For the federal government, the most straightforward fiscal impact of this expanded coverage was increased spending on health insurance. The indirect fiscal effects were more complex, and could easily be overlooked, but they have been enormous.

First, newly eligible women had fewer uninsured medical costs. The federal government picks up part of the tab for the uninsured because it reimburses hospitals for “uncompensated care,” or unpaid bills. Thus, this saved the government some money. On the other hand, some of the women stopped working, probably because they no longer needed employer-provided private health insurance, and this cost the government money.

But the biggest indirect effects were not apparent until children born to the Medicaid-covered women became adults. As shown in a study by Sarah Miller at the University of Michigan and Laura Wherry at the University of California, Los Angeles, those second-generation beneficiaries were healthier in adulthood, with fewer hospitalizations. The government saved money because it would have paid for part of those hospital bills. The now-adult beneficiaries had more education and earned more money than people in similar situations whose mothers did not get Medicaid benefits. That meant higher tax revenue.

It’s not surprising that the children of women who had better health care grew up to be healthier adults and higher earners. It just required a few decades before researchers could measure how big those effects were.

When Mr. Hendren and Mr. Sprung-Keyser added up all of the numbers, they calculated that Medicaid expansion more than paid for itself, even after accounting for the fact that benefits that come in the future are worth less today.

This means that even from the narrowest perspective — one that simply measures financial costs and returns to taxpayers — the program is a good deal, aside from how much it changed the lives of its beneficiaries.

But of course it is crucially important that the program helped them quite a bit. The gains were especially large for Black people, who, as a group, are poorer and less healthy than white people in the United States.

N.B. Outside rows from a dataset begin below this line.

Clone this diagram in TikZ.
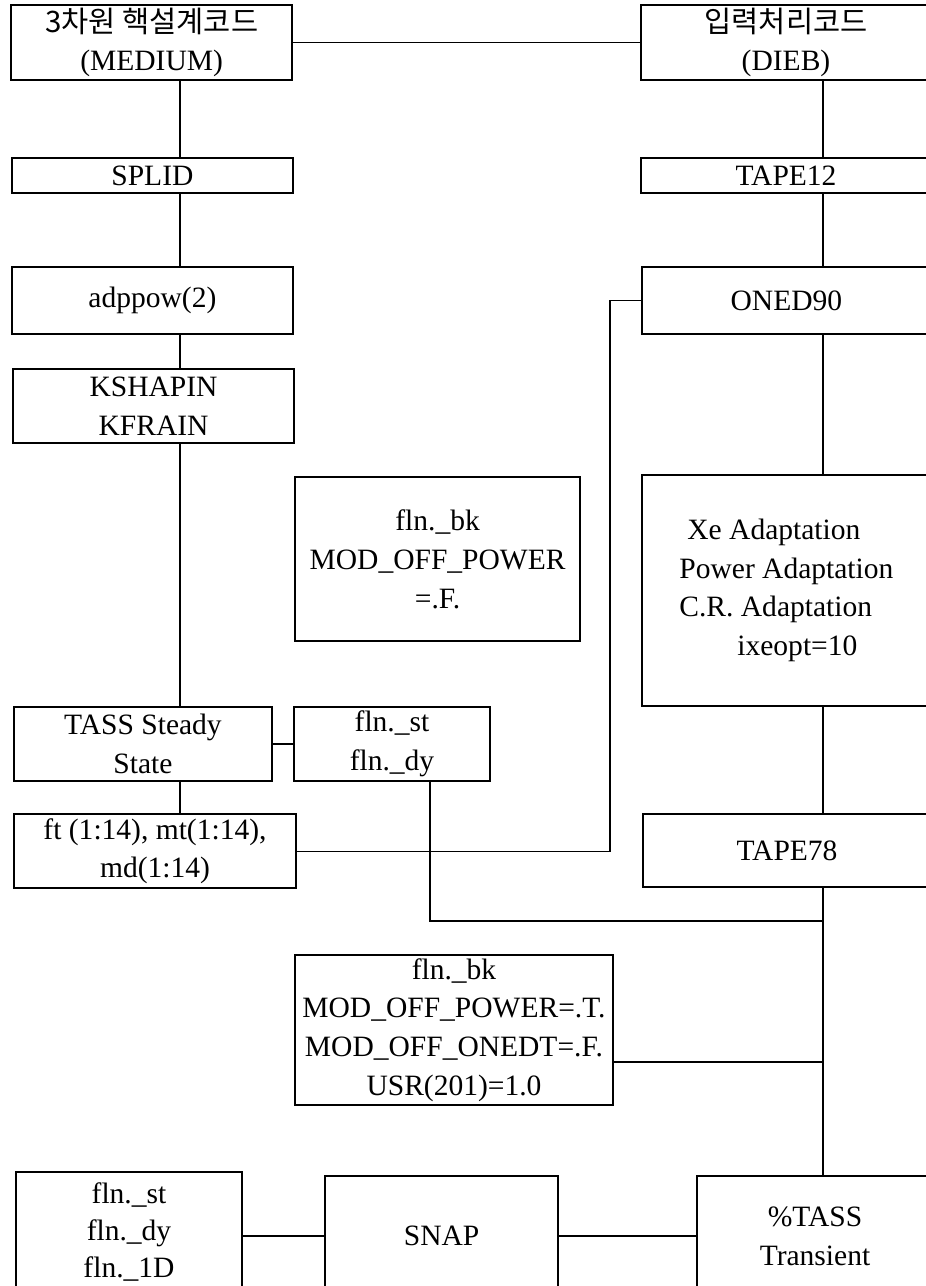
\documentclass[tikz,border=0pt]{standalone}
\usepackage{fontspec}
\setmainfont{Liberation Serif}
\newfontfamily\kr{Noto Sans CJK KR}
\tikzset{
  box/.style={draw=black,line width=1.1pt,align=center,inner sep=2pt,fill=white,font=\fontsize{21}{27.5}\selectfont},
  wire/.style={line width=.8pt,draw=black}
}

\begin{document}
\begin{tikzpicture}
\useasboundingbox (0,0) rectangle (23.15,-32.15);
\clip (0,0) rectangle (23.15,-32.15);
\fill[white] (0,0) rectangle (23.15,-32.15);
\coordinate (colL) at (4.5,0);
\coordinate (colR) at (20.575,0);
\coordinate (jog) at (15.25,0);
\coordinate (drop) at (10.75,-23.025);
% left column
\node[box,minimum width=7.03cm,minimum height=1.875cm] (med) at (3.79,-1.06) {{\kr 3차원 핵설계코드}\\(MEDIUM)};
\node[box,minimum width=7.03cm,minimum height=.875cm] (splid) at (3.81,-4.39) {SPLID};
\node[box,minimum width=7.03cm,minimum height=1.675cm] (adp) at (3.81,-7.51) {adppow(2)};
\node[box,minimum width=7.03cm,minimum height=1.85cm] (kshap) at (3.84,-10.15) {KSHAPIN\\KFRAIN};
\node[box,minimum width=6.45cm,minimum height=1.85cm] (tass) at (3.575,-18.6) {TASS Steady\\State};
\node[box,minimum width=4.9cm,minimum height=1.85cm] (flnA) at (9.8,-18.6) {fln.\_st\\fln.\_dy};
\node[box,minimum width=7.05cm,minimum height=1.85cm] (ft) at (3.875,-21.28) {ft (1:14), mt(1:14),\\md(1:14)};
% right column
\node[box,minimum width=7.25cm,minimum height=1.875cm] (dieb) at (19.65,-1.06) {{\kr 입력처리코드}\\(DIEB)};
\node[box,minimum width=7.25cm,minimum height=.875cm] (tape12) at (19.65,-4.39) {TAPE12};
\node[box,minimum width=7.225cm,minimum height=1.675cm] (oned) at (19.66,-7.51) {ONED90};
\node[box,align=left,minimum width=7.225cm,minimum height=5.775cm] (xe) at (19.66,-14.76)
 {\hspace*{.2cm}Xe Adaptation\\Power Adaptation\\C.R. Adaptation\\\hspace*{1.45cm}ixeopt=10};
\node[box,minimum width=7.2cm,minimum height=1.825cm] (tape78) at (19.675,-21.26) {TAPE78};
% middle blocks
\node[box,minimum width=7.125cm,minimum height=4.1cm] (bkA) at (10.94,-13.98) {fln.\_bk\\MOD\_OFF\_POWER\\=.F.};
\node[box,minimum width=7.95cm,minimum height=3.75cm] (bkB) at (11.35,-25.75) {fln.\_bk\\MOD\_OFF\_POWER=.T.\\MOD\_OFF\_ONEDT=.F.\\USR(201)=1.0};
% bottom row
\node[box,font=\fontsize{21}{26}\selectfont,minimum width=5.65cm,minimum height=3cm] (flnB) at (3.225,-30.8) {fln.\_st\\fln.\_dy\\fln.\_1D};
\node[box,minimum width=5.825cm,minimum height=3cm] (snap) at (11.04,-30.9) {SNAP};
\node[box,minimum width=5.9cm,minimum height=3cm] (tass2) at (20.375,-30.9) {\%TASS\\Transient};
\coordinate (bkOut) at ([yshift=-8mm]bkB.east);
% connectors
\draw[wire] (med) -- (dieb);
\draw[wire] (med.south -| colL) -- (splid.north -| colL);
\draw[wire] (splid.south -| colL) -- (adp.north -| colL);
\draw[wire] (adp.south -| colL) -- (kshap.north -| colL);
\draw[wire] (kshap.south -| colL) -- (tass.north -| colL);
\draw[wire] (tass.south -| colL) -- (ft.north -| colL);
\draw[wire] (tass) -- (flnA);
\draw[wire] (ft.east) -| (jog |- oned.west) -- (oned.west);
\draw[wire] (dieb.south -| colR) -- (tape12.north -| colR);
\draw[wire] (tape12.south -| colR) -- (oned.north -| colR);
\draw[wire] (oned.south -| colR) -- (xe.north -| colR);
\draw[wire] (xe.south -| colR) -- (tape78.north -| colR);
\draw[wire] (tape78.south -| colR) -- (tass2.north -| colR);
\draw[wire] (flnA.south -| drop) |- (drop -| colR);
\draw[wire] (bkOut) -- (bkOut -| colR);
\draw[wire] (flnB.east |- snap.west) -- (snap.west);
\draw[wire] (snap) -- (tass2);
\end{tikzpicture}
\end{document}
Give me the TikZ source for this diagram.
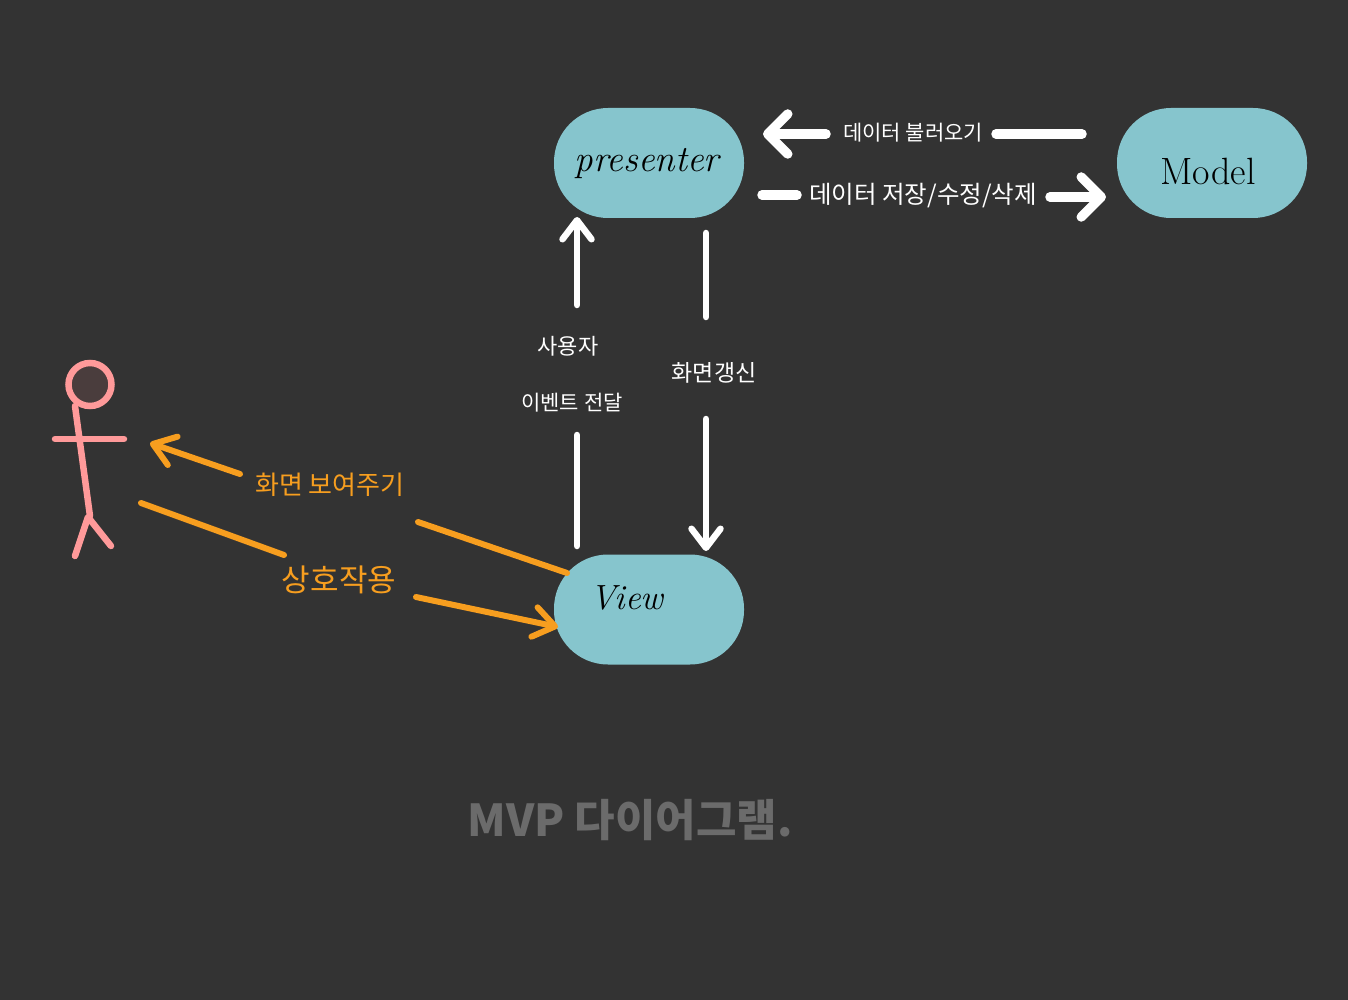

Mr. Hendren and Mr. Sprung-Keyser found similar net financial gains for the government in other ventures, including the Head Start prekindergarten program and federally funded increases in government spending on pre-college education. Over all, 16 social policies that Mr. Hendren and Mr. Sprung-Keyser examined broke even or did even better. Almost all of them focused on children and young adults.

Young people have more years to pay into the tax system, and government safety net programs generally seem to do a better job at raising the earning ability of children and young adults than they do for older people.

Some programs that did not break even were shown to be more cost effective than was evident previously, after fiscal externalities were taken into account. For example, adult job training programs recouped some, if not all, of their costs through participants’ higher tax payments in subsequent years.

The Harvard study didn’t provide good fiscal news in all cases. Sometimes, including fiscal externalities made a program costlier. For example, people who received disability benefits didn’t work, which reduced the government’s tax revenue.

To be clear, that does not imply that disability insurance is a bad way to spend tax dollars. The purpose of building a social safety net is to help people in need, not to save money. If people with disabilities are especially needy, it is entirely reasonable for the government to provide extra funds to help them. Sometimes, spending money is simply the right thing to do.

We would be setting the bar far too high if we expected all social programs to pay for themselves. The food stamp program has not turned a net profit, but it has lifted many children from poverty, giving them lifelong advantages.

That is a great use of tax dollars. Thanks to the new study, we know that some of those dollars come indirectly from social programs that have funneled revenue into government coffers.